‘The Art of the Qur’an’: Shedding light on Islamic traditions

Their pages are dense with graceful calligraphy and miniature, gold-infused paintings. These illuminated manuscripts — more than 60 of the most important Qurans from the Arab world, Turkey, Iran and Afghanistan — are the focus of an exhibition in Washington that traces the history of artistic development in the Islamic world.

Quran folio from Near East, Abbasid period, 10th century (Istanbul Museum of Turkish and Islamic Arts)
Quran folio from Near East, Abbasid period, 10th century (Istanbul Museum of Turkish and Islamic Arts)

The Art of the Qur’an: Treasures from the Museum of Turkish and Islamic Arts, on view at the Smithsonian Institution’s Arthur M. Sackler Gallery through February 20, 2017, reveals how the Quran evolved from an orally transmitted message to a written text, which in turn sparked creative innovation.

Once the Quran took on a written form, scribes “began to mark the 114 chapters, first with simple decorative devices,” said Massumeh Farhad, the exhibition’s curator. “Then illuminators introduced gold headings and markers to indicate the end of each verse. Many Qurans were also divided into as many as 30 sections, so a Muslim could read the entire text within a month.”

The exhibition’s manuscripts, spanning nearly 1,000 years and including works from 8th-century Damascus through 17th-century Istanbul, “provide insight into the tremendous range of calligraphic style and stylized decorative language” practiced in the Islamic world, said Farhad. “These developed in different cities and regions and traveled to other centers, thanks to the movement of the manuscripts as well as artists and calligraphers.”

Quran (detail) from Herat, Afghanistan; Timurid period, 1434 (Istanbul Museum of Turkish and Islamic Arts)
Quran from Herat, Afghanistan, of the Timurid period, 1434 (Istanbul Museum of Turkish and Islamic Arts)
Page of Quran with illuminated writing (Istanbul Museum of Turkish and Islamic Arts)
This Quran is attributed to calligrapher Abd Allah al-Sayrafi. It probably originated in Iraq and is of the Il-Khanid period, first half of the 14th century. (Istanbul Museum of Turkish and Islamic Arts)

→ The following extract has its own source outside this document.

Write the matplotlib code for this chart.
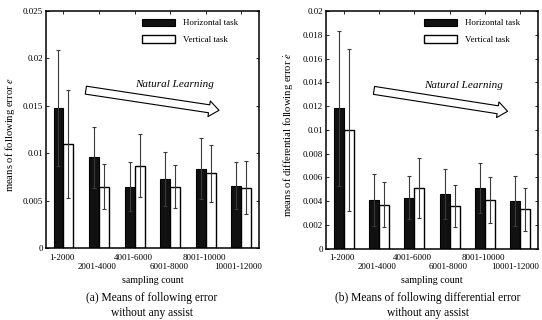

Along the way, lavishly decorated Qurans emerged as emblems of piety and political power.

Created for Ottoman rulers, the manuscripts were prized and offered as gifts to cement political or military alliances. Qurans also were donated to institutions such as shrines or mosques to enhance a donor’s prestige and reputation for righteousness. Royal women donated Qurans to libraries and schools as symbols of their devotion to contemporary religious and social life.

The Sackler exhibition tells the individual stories of some of these manuscripts, most of which are on loan from Istanbul’s Museum of Turkish and Islamic Arts and some of which are from the permanent collections of the Smithsonian’s Freer and Sackler galleries.

“Although each copy of the Quran contains an identical text,” said Farhad, “the mastery and skill of the artists have transformed it into a unique work of art.”